ML Infrastructure and ML Workloads
Published in IEEE CAL'25
This is another theme of my research work in the past few years and is ongoing.
Machine Learning (ML) and Artificial Intelligence (AI) are common terms these days and everybody knows their importance. What of the critical aspects to make better ML services is to design or configure ML infrastructures better, and also learn more about ML workload behaviors. We have started this project and have published a paper in IEEE CAL’25 and more yet to come.

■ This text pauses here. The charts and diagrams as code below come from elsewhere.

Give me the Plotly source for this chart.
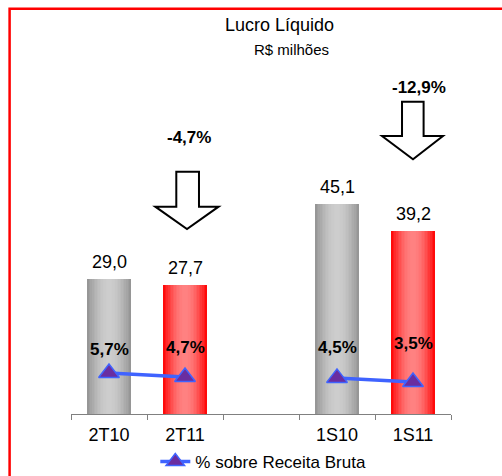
import plotly.graph_objects as go

# Net income (R$ millions) and margin over gross revenue
periods = ["2T10", "2T11", " ", "1S10", "1S11"]
lucro = [29.0, 27.7, None, 45.1, 39.2]
lucro_txt = ["29,0", "27,7", "", "45,1", "39,2"]
margem = [5.7, 4.7, None, 4.5, 3.5]
margem_txt = ["5,7%", "4,7%", "", "4,5%", "3,5%"]
margem_shift = [23, 30, 0, 30, 38]
variacoes = ["-4,7%", "-12,9%"]

W, H = 502, 476
L, R, T, B = 70.7, 450.7, 134, 414  # plot area in pixels
FONT = "Liberation Sans, Arial, sans-serif"


def px(x):
    return (x - L) / (R - L)


def py(y):
    return (B - y) / (B - T)


def mix(c1, c2, t):
    return "rgb(%d,%d,%d)" % tuple(round(a + (b - a) * t) for a, b in zip(c1, c2))


GRAY_EDGE, GRAY_MID = (150, 150, 150), (205, 205, 205)
RED_EDGE, RED_MID = (255, 10, 10), (255, 130, 130)
is_gray = [True, False, True, True, False]

fig = go.Figure()

# Cylinder-like shading: stacked bars of shrinking width, lighter towards the middle
N = 14
BAR_W = 0.57
for k in range(N):
    t = k / N
    shade = 1 - (1 - t) ** 2
    cols = [mix(GRAY_EDGE, GRAY_MID, shade) if g else mix(RED_EDGE, RED_MID, shade) for g in is_gray]
    fig.add_trace(go.Bar(
        x=periods, y=lucro, width=BAR_W * (1 - t),
        marker=dict(color=cols, line=dict(width=0)),
        showlegend=False, hoverinfo="skip",
    ))

fig.add_trace(go.Scatter(
    x=periods, y=margem, yaxis="y2", mode="lines+markers",
    name="% sobre Receita Bruta",
    line=dict(color="#3f63ff", width=3.5),
    marker=dict(symbol="triangle-up", size=18, color="#6a2da0",
                line=dict(color="#3f63ff", width=1.5)),
    connectgaps=False,
))


def label(**kw):
    base = dict(showarrow=False, xanchor="center", yanchor="middle")
    base.update(kw)
    return base


ann = []
for p, v, s in zip(periods, lucro, lucro_txt):
    if v is None:
        continue
    ann.append(label(x=p, y=v, xref="x", yref="y", text=s, yanchor="bottom", yshift=5,
                     font=dict(size=18, color="black", family=FONT)))
for p, v, s, sh in zip(periods, margem, margem_txt, margem_shift):
    if v is None:
        continue
    ann.append(label(x=p, y=v, xref="x", yref="y2", text="<b>%s</b>" % s, yshift=sh,
                     font=dict(size=17, color="black", family=FONT)))

# Titles and variation labels
ann.append(label(x=px(279), y=py(25), xref="paper", yref="paper", text="Lucro Líquido",
                 font=dict(size=18, color="black", family=FONT)))
ann.append(label(x=px(291), y=py(50), xref="paper", yref="paper", text="R$ milhões",
                 font=dict(size=15, color="black", family=FONT)))
ann.append(label(x=px(189), y=py(137), xref="paper", yref="paper", text="<b>%s</b>" % variacoes[0],
                 font=dict(size=17, color="black", family=FONT)))
ann.append(label(x=px(419), y=py(88), xref="paper", yref="paper", text="<b>%s</b>" % variacoes[1],
                 font=dict(size=17, color="black", family=FONT)))


def down_arrow(x0, x1, top, hx0, hx1, hy, tipx, tipy):
    pts = [(x0, top), (x1, top), (x1, hy), (hx1, hy), (tipx, tipy), (hx0, hy), (x0, hy)]
    path = "M " + " L ".join("%.4f %.4f" % (px(a), py(b)) for a, b in pts) + " Z"
    return dict(type="path", xref="paper", yref="paper", path=path,
                line=dict(color="black", width=2), fillcolor="white")


shapes = [
    down_arrow(176, 198.7, 171.7, 155, 218.3, 206.7, 186.7, 229),
    down_arrow(401.7, 423.3, 101.7, 381.7, 442.7, 136, 412.7, 159.3),
    dict(type="rect", xref="paper", yref="paper",
         x0=px(9.3), y0=py(8.7), x1=px(520), y1=py(500),
         line=dict(color="#ff0000", width=2.5), fillcolor="rgba(0,0,0,0)"),
]

# Secondary axis: 0% sits at pixel 396.3, 4.09 px per percentage point
y2_lo = (396.3 - B) / 4.09
y2_hi = (396.3 - T) / 4.09

fig.update_layout(
    width=W, height=H,
    margin=dict(l=L, r=W - R, t=T, b=H - B, pad=0, autoexpand=False),
    paper_bgcolor="white", plot_bgcolor="white",
    barmode="overlay", bargap=0,
    font=dict(family=FONT, color="black"),
    xaxis=dict(type="category", showline=True, linecolor="#808080", linewidth=1.3,
               ticks="outside", tickson="boundaries", ticklen=5, tickcolor="#808080",
               ticklabelstandoff=4,
               tickfont=dict(size=18, color="black", family=FONT), showgrid=False,
               zeroline=False, fixedrange=True, automargin=False),
    yaxis=dict(range=[0, 60], visible=False, showgrid=False, zeroline=False, automargin=False),
    yaxis2=dict(range=[y2_lo, y2_hi], overlaying="y", visible=False,
                showgrid=False, zeroline=False, automargin=False),
    showlegend=True,
    legend=dict(orientation="h", x=px(263), y=py(462), xanchor="center", yanchor="middle",
                font=dict(size=17, color="black", family=FONT), bgcolor="rgba(0,0,0,0)"),
    annotations=ann, shapes=shapes,
)

fig.write_html("out.html")
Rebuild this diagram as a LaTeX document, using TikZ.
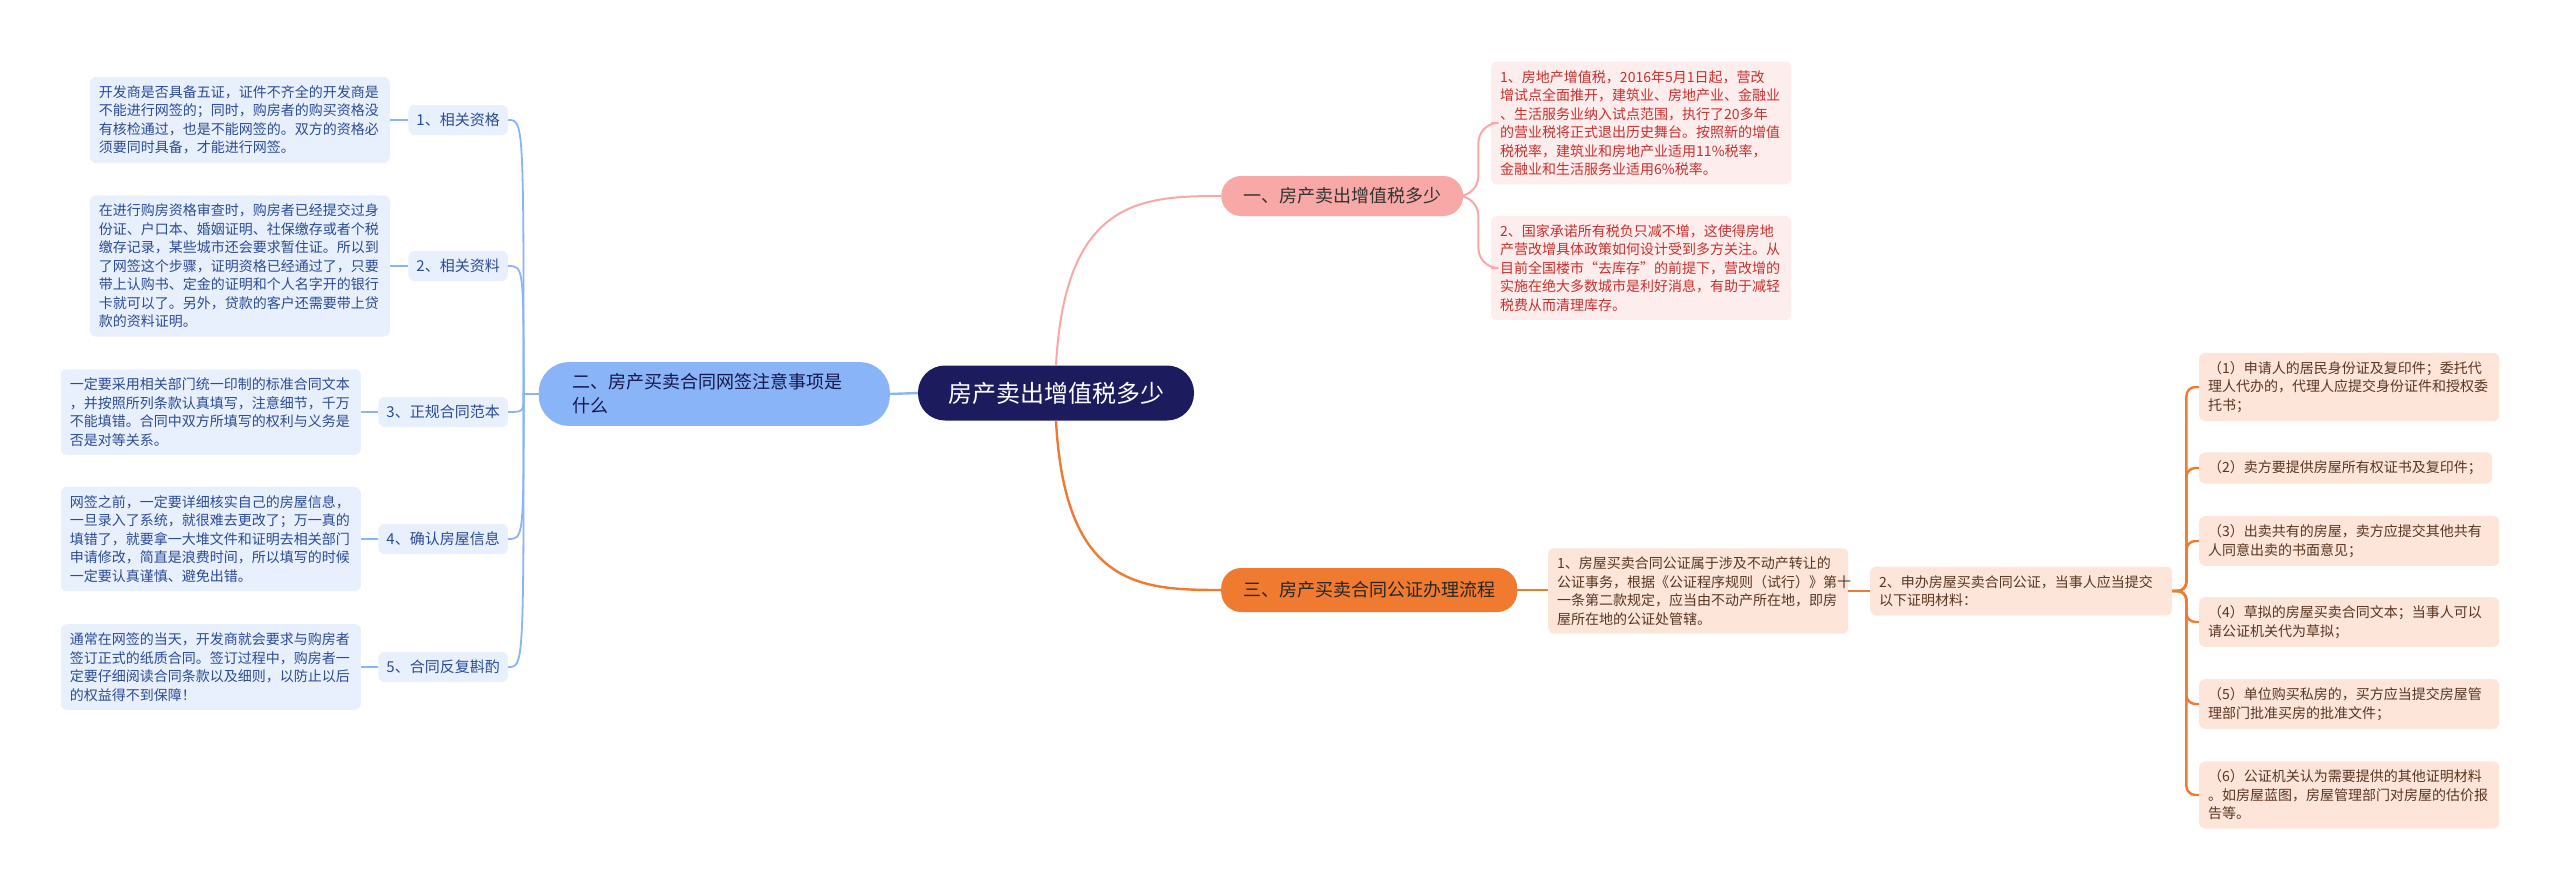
\documentclass[tikz,border=0pt]{standalone}
\usepackage{fontspec}
\setmainfont{Noto Sans CJK SC}
\usepackage{tikz}
\usetikzlibrary{positioning}
\usepackage{xcolor}
\definecolor{MapNavy}{HTML}{1C1B5E}
\definecolor{MapBlue}{HTML}{8AB4F8}
\definecolor{MapBlueLight}{HTML}{E8F0FD}
\definecolor{MapBlueText}{HTML}{2A4C94}
\definecolor{MapPink}{HTML}{F7A8A7}
\definecolor{MapPinkLight}{HTML}{FDEDED}
\definecolor{MapPinkText}{HTML}{C8302E}
\definecolor{MapOrange}{HTML}{F07A30}
\definecolor{MapOrangeLight}{HTML}{FDE5DA}
\definecolor{MapOrangeText}{HTML}{5A3620}

\tikzset{
  rootnode/.style={fill=MapNavy,text=white,rounded corners=27pt,minimum height=55pt,inner xsep=30pt,font=\fontsize{24}{28}\selectfont},
  branchnode/.style={rounded corners=20pt,minimum height=40pt,inner xsep=22pt,font=\fontsize{18}{24}\selectfont},
  subnode/.style={fill=MapBlueLight,text=MapBlueText,rounded corners=6pt,minimum height=30pt,inner xsep=8pt,font=\fontsize{15}{18}\selectfont},
  leafnode/.style={rounded corners=6pt,text width=282pt,inner xsep=9pt,inner ysep=8.5pt,align=left,font=\fontsize{14}{18.5}\selectfont},
  blueleaf/.style={leafnode,fill=MapBlueLight,text=MapBlueText},
  pinkleaf/.style={leafnode,fill=MapPinkLight,text=MapPinkText},
  orangeleaf/.style={leafnode,fill=MapOrangeLight,text=MapOrangeText},
  blueline/.style={line width=1.8pt,MapBlue},
  pinkline/.style={line width=2pt,MapPink,rounded corners=20pt},
  orangeline/.style={line width=2.4pt,MapOrange,rounded corners=9pt}
}

\begin{document}
\begin{tikzpicture}[x=1pt,y=-1pt]
  \fill[white] (0,0) rectangle (2560,891);

  % centre
  \node[rootnode] (root) at (1056,393) {房产卖出增值税多少};

  % left branch
  \node[fill=MapBlue,text=MapNavy!80!black,rounded corners=30pt,text width=283pt,inner xsep=34pt,inner ysep=11.5pt,align=left,font=\fontsize{18}{24}\selectfont,anchor=east] (b2) at (890,394) {二、房产买卖合同网签注意事项是\\什么};
  \coordinate (bj) at ([xshift=-15pt]b2.west);

  \node[subnode,anchor=east] (l1) at (508,120) {1、相关资格};
  \node[subnode,anchor=east] (l2) at (508,266) {2、相关资料};
  \node[subnode,anchor=east] (l3) at (508,412) {3、正规合同范本};
  \node[subnode,anchor=east] (l4) at (508,539) {4、确认房屋信息};
  \node[subnode,anchor=east] (l5) at (508,667) {5、合同反复斟酌};

  \node[blueleaf,anchor=east] (a1) at (390,120) {开发商是否具备五证，证件不齐全的开发商是\\不能进行网签的；同时，购房者的购买资格没\\有核检通过，也是不能网签的。双方的资格必\\须要同时具备，才能进行网签。};
  \node[blueleaf,anchor=east] (a2) at (390,266) {在进行购房资格审查时，购房者已经提交过身\\份证、户口本、婚姻证明、社保缴存或者个税\\缴存记录，某些城市还会要求暂住证。所以到\\了网签这个步骤，证明资格已经通过了，只要\\带上认购书、定金的证明和个人名字开的银行\\卡就可以了。另外，贷款的客户还需要带上贷\\款的资料证明。};
  \node[blueleaf,anchor=east] (a3) at (361,412) {一定要采用相关部门统一印制的标准合同文本\\，并按照所列条款认真填写，注意细节，千万\\不能填错。合同中双方所填写的权利与义务是\\否是对等关系。};
  \node[blueleaf,anchor=east] (a4) at (361,539) {网签之前，一定要详细核实自己的房屋信息，\\一旦录入了系统，就很难去更改了；万一真的\\填错了，就要拿一大堆文件和证明去相关部门\\申请修改，简直是浪费时间，所以填写的时候\\一定要认真谨慎、避免出错。};
  \node[blueleaf,anchor=east] (a5) at (361,667) {通常在网签的当天，开发商就会要求与购房者\\签订正式的纸质合同。签订过程中，购房者一\\定要仔细阅读合同条款以及细则，以防止以后\\的权益得不到保障！};

  % right branches
  \node[branchnode,fill=MapPink,text=black!80,anchor=west] (rb1) at (1221,196) {一、房产卖出增值税多少};
  \node[branchnode,fill=MapOrange,text=black!85,minimum height=44pt,anchor=west] (rb3) at (1221,590) {三、房产买卖合同公证办理流程};

  \node[pinkleaf,anchor=west] (p1) at (1491,123) {1、房地产增值税，2016年5月1日起，营改\\增试点全面推开，建筑业、房地产业、金融业\\、生活服务业纳入试点范围，执行了20多年\\的营业税将正式退出历史舞台。按照新的增值\\税税率，建筑业和房地产业适用11\%税率，\\金融业和生活服务业适用6\%税率。};
  \node[pinkleaf,anchor=west] (p2) at (1491,268) {2、国家承诺所有税负只减不增，这使得房地\\产营改增具体政策如何设计受到多方关注。从\\目前全国楼市“去库存”的前提下，营改增的\\实施在绝大多数城市是利好消息，有助于减轻\\税费从而清理库存。};

  \node[orangeleaf,anchor=west] (o1) at (1548,591) {1、房屋买卖合同公证属于涉及不动产转让的\\公证事务，根据《公证程序规则（试行）》第十\\一条第二款规定，应当由不动产所在地，即房\\屋所在地的公证处管辖。};
  \node[orangeleaf,text width=284pt,anchor=west] (o2) at (1870,591) {2、申办房屋买卖合同公证，当事人应当提交\\以下证明材料：};

  \node[orangeleaf,anchor=west] (c1) at (2199,387) {（1）申请人的居民身份证及复印件；委托代\\理人代办的，代理人应提交身份证件和授权委\\托书；};
  \node[orangeleaf,text width=275pt,anchor=west] (c2) at (2199,468) {（2）卖方要提供房屋所有权证书及复印件；};
  \node[orangeleaf,anchor=west] (c3) at (2199,541) {（3）出卖共有的房屋，卖方应提交其他共有\\人同意出卖的书面意见；};
  \node[orangeleaf,anchor=west] (c4) at (2199,622) {（4）草拟的房屋买卖合同文本；当事人可以\\请公证机关代为草拟；};
  \node[orangeleaf,anchor=west] (c5) at (2199,704) {（5）单位购买私房的，买方应当提交房屋管\\理部门批准买房的批准文件；};
  \node[orangeleaf,anchor=west] (c6) at (2199,795) {（6）公证机关认为需要提供的其他证明材料\\。如房屋蓝图，房屋管理部门对房屋的估价报\\告等。};

  % connectors
  \draw[blueline,line width=2.4pt] (root.west) -- (b2.east);
  \foreach \nd in {l1,l2,l3,l4,l5}
    \draw[blueline] (b2.west) -- (bj) .. controls (bj |- \nd.east) .. (\nd.east);
  \foreach \nd/\lf in {l1/a1,l2/a2,l3/a3,l4/a4,l5/a5}
    \draw[blueline] (\nd.west) -- (\nd.west -| \lf.east);

  \draw[pinkline] (root.north) .. controls (1065,200) and (1140,196) .. (rb1.west);
  \foreach \nd in {p1,p2}
    \draw[pinkline] (rb1.east) -- ++(15,0) |- (\nd.west);

  \draw[orangeline] (root.south) .. controls (1065,587) and (1140,590) .. (rb3.west);
  \draw[orangeline] (rb3.east) -- (rb3.east -| o1.west);
  \draw[orangeline] (o1.east) -- (o1.east -| o2.west);
  \foreach \nd in {c1,c2,c3,c4,c5,c6}
    \draw[orangeline] (o2.east) -- ++(14,0) |- (\nd.west);
\end{tikzpicture}
\end{document}
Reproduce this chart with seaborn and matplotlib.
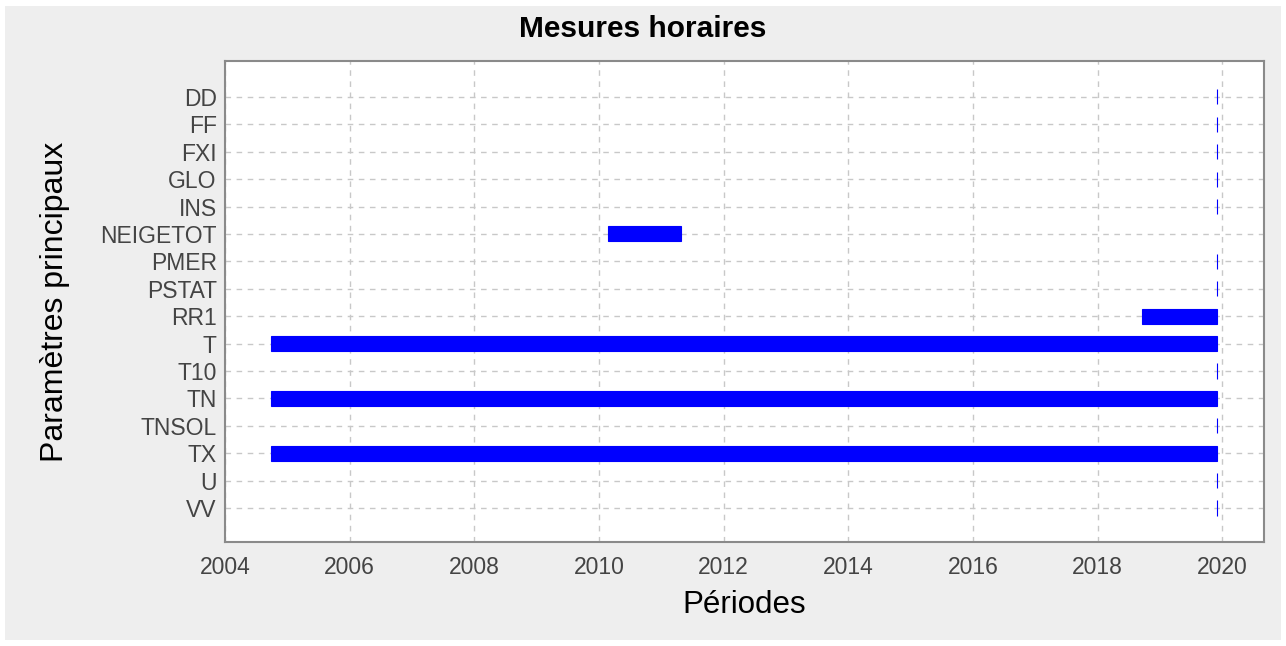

Overview of our work in IEEE CAL’25: Training Machine Learning (ML) models commonly rely on High-Performance Computing (HPC) centers or cloud servers that accommodate compute nodes with powerful resources. Users tend to enhance the accuracy of ML applications by continuous training, after model refinements, and dataset size increase. With such application changes, and heterogeneity of HPC nodes, knowing each job execution time in advance (i.e., prediction) is necessary for efficient job scheduling. We observe that I/O accesses highly influence the executing time of modern ML applications. Unfortunately, existing studies on estimating job execution time either (a) rely on overestimated user declared time, or (b) predict execution time mainly based on compute resources (ignoring I/O or storage effects), and use complex deep learning models for this purpose. In this paper, we propose a simple, yet effective method for predicting the execution time of ML training. Our approach explicitly accounts for I/O accesses as a critical factor. Our method combines (a) partial application execution & monitoring, (b) analytical modeling leveraging ML application characteristics, (c) dynamic re-estimation, and (d) simplified history-based analysis. Our evaluation on a number of Convolutional Neural Networks (CNNs) and Transformer models show that our proposed method predicts the execution time accurately (i.e., with error less than 8% for most cases) compared to actual execution.